╭──

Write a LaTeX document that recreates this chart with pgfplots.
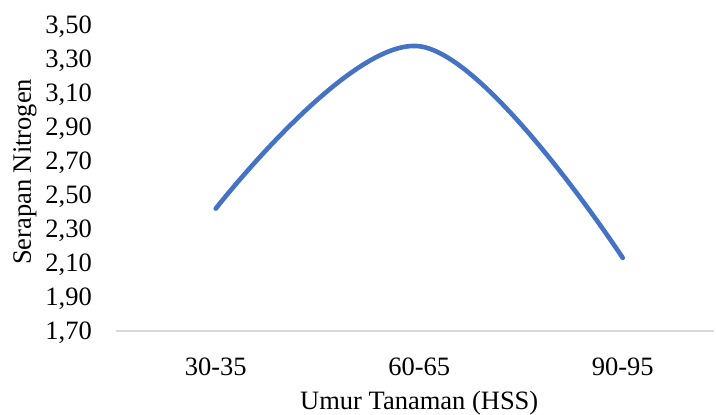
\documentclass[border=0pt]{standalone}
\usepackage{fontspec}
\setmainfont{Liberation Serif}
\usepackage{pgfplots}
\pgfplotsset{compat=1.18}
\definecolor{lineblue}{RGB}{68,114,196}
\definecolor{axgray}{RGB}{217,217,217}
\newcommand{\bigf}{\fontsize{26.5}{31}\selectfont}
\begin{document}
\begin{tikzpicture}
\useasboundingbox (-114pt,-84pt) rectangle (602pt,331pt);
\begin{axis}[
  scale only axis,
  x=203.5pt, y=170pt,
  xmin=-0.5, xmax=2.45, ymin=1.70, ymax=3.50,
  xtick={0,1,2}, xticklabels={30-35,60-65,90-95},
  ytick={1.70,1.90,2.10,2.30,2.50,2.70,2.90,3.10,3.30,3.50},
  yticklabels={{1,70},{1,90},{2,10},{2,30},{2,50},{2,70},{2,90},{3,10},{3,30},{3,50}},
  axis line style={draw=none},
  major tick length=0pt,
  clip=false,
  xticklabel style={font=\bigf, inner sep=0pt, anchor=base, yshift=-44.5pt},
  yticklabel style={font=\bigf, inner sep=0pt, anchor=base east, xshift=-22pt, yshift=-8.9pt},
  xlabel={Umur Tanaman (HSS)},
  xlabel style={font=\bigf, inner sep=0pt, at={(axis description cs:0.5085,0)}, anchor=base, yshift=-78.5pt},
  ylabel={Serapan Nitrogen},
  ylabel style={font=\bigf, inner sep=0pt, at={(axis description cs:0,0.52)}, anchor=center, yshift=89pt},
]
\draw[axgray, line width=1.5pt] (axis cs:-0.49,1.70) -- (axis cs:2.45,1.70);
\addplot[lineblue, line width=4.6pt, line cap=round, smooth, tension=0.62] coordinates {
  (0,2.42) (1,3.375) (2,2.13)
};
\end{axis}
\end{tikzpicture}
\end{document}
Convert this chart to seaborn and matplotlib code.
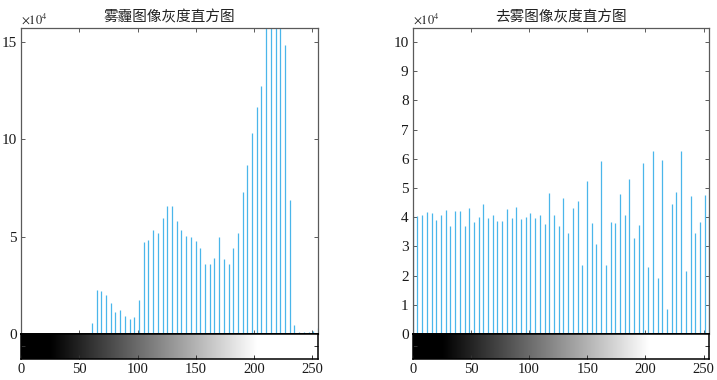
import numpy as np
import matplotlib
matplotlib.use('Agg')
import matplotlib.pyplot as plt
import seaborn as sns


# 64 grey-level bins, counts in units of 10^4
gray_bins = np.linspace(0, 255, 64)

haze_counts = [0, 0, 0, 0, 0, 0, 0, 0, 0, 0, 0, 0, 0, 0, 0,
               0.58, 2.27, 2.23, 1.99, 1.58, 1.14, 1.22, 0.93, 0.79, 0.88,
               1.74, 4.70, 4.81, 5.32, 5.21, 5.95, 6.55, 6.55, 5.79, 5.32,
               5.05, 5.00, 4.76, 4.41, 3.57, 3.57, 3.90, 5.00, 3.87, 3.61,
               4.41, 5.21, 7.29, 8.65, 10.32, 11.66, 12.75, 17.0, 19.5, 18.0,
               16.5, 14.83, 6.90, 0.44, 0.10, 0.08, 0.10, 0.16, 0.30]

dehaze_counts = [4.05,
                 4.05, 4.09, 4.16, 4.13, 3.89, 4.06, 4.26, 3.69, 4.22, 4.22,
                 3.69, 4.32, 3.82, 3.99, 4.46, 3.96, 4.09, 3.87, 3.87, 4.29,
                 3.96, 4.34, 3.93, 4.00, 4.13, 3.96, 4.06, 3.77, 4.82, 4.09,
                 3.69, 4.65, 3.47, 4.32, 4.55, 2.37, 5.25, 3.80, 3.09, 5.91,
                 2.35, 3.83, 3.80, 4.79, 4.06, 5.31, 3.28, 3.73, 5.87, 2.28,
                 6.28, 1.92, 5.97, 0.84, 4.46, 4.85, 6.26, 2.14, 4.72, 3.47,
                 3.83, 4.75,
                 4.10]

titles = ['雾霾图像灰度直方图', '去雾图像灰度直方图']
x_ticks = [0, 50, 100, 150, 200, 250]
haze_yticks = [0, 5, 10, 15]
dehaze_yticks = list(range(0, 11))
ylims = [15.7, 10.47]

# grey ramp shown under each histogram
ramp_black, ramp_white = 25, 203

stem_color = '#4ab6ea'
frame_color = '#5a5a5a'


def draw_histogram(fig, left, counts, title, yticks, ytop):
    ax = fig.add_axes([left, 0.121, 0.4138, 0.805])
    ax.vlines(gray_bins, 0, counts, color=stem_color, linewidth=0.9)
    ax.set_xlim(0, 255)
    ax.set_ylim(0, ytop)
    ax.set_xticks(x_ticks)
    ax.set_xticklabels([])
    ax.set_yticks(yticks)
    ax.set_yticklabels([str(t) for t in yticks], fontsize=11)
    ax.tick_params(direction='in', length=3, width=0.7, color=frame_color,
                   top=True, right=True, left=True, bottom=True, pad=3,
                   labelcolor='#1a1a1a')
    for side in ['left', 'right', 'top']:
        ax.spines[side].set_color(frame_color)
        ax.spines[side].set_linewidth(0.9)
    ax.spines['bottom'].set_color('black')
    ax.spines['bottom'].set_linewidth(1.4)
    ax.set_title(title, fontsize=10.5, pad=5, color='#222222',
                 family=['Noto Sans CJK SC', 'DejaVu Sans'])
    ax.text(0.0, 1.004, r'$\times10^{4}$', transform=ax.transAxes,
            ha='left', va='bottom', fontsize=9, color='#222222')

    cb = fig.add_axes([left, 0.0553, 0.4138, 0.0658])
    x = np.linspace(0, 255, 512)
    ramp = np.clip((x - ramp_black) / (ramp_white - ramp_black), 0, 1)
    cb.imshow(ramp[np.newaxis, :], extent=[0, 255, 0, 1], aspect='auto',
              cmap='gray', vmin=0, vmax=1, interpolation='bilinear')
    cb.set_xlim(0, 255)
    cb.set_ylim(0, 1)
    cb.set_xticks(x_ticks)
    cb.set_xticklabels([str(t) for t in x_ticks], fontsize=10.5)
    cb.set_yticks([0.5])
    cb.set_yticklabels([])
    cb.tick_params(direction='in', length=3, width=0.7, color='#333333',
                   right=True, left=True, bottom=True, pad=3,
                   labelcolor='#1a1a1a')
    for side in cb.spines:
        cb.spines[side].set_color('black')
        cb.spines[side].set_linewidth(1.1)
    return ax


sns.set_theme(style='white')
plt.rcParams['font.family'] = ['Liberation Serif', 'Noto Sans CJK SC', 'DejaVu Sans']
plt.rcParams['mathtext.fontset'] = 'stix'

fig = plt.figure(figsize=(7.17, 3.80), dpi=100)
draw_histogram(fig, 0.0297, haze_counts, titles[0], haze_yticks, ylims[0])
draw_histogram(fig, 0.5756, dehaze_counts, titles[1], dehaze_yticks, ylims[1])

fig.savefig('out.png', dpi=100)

╰──
╭──

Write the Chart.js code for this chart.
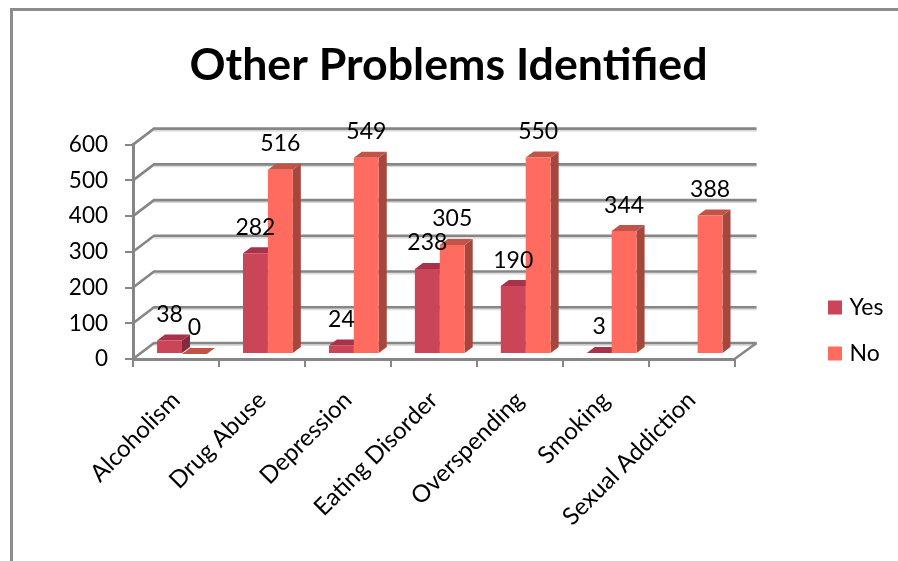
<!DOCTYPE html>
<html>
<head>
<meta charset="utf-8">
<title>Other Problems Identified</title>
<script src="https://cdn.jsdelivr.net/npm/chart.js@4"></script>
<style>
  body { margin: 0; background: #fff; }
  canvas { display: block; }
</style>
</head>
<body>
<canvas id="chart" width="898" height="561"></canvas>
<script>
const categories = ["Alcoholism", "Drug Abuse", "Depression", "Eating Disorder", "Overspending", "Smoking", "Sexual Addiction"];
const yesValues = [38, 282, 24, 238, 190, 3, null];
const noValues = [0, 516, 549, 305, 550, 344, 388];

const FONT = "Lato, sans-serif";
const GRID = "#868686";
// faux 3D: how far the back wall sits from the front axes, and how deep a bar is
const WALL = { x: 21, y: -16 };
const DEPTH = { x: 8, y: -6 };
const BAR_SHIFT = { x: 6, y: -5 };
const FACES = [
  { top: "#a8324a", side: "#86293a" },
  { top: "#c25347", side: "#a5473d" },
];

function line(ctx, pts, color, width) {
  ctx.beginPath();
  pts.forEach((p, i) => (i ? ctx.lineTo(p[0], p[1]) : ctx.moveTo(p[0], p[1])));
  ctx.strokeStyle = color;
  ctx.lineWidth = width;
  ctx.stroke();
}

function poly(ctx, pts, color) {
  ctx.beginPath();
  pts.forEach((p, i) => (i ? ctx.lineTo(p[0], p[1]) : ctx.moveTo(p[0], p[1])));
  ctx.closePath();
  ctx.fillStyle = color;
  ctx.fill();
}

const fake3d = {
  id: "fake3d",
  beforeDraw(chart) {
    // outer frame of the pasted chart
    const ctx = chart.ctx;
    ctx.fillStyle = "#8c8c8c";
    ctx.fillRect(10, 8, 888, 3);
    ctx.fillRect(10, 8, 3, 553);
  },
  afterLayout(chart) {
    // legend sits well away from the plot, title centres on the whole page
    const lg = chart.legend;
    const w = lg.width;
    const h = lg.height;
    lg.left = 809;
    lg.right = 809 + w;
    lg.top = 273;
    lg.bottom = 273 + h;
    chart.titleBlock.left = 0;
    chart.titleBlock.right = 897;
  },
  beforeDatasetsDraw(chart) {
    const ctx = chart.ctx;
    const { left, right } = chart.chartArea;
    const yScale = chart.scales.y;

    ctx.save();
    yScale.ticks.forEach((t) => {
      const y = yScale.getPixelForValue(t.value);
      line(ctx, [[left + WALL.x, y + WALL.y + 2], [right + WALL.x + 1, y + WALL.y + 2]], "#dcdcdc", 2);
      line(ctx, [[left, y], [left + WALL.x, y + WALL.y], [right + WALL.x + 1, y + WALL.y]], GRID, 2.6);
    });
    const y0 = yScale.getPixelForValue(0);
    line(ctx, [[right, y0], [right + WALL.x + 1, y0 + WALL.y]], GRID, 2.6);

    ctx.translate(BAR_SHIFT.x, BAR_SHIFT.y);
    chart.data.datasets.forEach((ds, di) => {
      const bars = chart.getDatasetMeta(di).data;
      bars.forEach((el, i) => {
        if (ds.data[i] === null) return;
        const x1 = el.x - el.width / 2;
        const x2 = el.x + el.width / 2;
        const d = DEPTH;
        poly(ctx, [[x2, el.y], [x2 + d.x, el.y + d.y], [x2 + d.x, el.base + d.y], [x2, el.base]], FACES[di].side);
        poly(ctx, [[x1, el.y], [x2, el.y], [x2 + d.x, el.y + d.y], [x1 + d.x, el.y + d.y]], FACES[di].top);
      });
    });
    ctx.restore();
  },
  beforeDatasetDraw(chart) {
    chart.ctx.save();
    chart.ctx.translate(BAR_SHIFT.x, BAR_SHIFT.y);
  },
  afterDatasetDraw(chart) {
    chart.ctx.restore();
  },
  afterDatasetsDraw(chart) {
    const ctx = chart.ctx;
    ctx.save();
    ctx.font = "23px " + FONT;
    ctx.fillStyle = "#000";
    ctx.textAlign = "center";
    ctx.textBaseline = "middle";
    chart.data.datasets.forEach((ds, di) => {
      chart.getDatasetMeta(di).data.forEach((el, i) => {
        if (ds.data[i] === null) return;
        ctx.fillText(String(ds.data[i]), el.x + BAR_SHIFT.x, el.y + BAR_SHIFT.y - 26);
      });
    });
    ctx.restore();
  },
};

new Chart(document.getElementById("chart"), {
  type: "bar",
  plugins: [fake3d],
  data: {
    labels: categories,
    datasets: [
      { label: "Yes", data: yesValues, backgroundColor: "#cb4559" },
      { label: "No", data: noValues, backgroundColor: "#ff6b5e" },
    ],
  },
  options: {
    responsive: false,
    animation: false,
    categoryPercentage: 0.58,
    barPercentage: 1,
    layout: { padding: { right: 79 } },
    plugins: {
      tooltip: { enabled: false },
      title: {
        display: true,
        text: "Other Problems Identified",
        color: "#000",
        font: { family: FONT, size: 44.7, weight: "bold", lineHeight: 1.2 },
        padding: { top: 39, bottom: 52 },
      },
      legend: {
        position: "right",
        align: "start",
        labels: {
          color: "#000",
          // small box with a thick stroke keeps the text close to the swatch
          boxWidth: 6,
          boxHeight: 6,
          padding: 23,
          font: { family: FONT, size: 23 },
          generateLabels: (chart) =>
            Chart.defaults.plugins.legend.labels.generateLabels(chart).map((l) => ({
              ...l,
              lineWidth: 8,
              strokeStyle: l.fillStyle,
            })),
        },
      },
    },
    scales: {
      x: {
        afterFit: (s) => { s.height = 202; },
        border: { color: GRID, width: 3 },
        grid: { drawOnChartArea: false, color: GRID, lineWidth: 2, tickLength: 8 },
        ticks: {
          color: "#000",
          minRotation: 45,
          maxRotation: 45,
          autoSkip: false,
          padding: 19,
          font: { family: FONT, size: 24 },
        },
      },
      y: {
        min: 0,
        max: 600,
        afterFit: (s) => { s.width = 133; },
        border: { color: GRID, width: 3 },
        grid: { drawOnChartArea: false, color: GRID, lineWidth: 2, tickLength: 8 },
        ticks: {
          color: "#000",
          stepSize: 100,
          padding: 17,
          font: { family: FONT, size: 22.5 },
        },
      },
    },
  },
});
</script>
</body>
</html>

╰──

## Work to complete
From the line with "Write the Chart.js code for this chart." to the line with "const noValues = [0, 516, 549, 305, 550, 344, 388];", set down those lines word for word and only those, counting both ends. Pictures stay out of the copy.

## Solution to the exercise
Write the Chart.js code for this chart.
<!DOCTYPE html>
<html>
<head>
<meta charset="utf-8">
<title>Other Problems Identified</title>
<script src="https://cdn.jsdelivr.net/npm/chart.js@4"></script>
<style>
  body { margin: 0; background: #fff; }
  canvas { display: block; }
</style>
</head>
<body>
<canvas id="chart" width="898" height="561"></canvas>
<script>
const categories = ["Alcoholism", "Drug Abuse", "Depression", "Eating Disorder", "Overspending", "Smoking", "Sexual Addiction"];
const yesValues = [38, 282, 24, 238, 190, 3, null];
const noValues = [0, 516, 549, 305, 550, 344, 388];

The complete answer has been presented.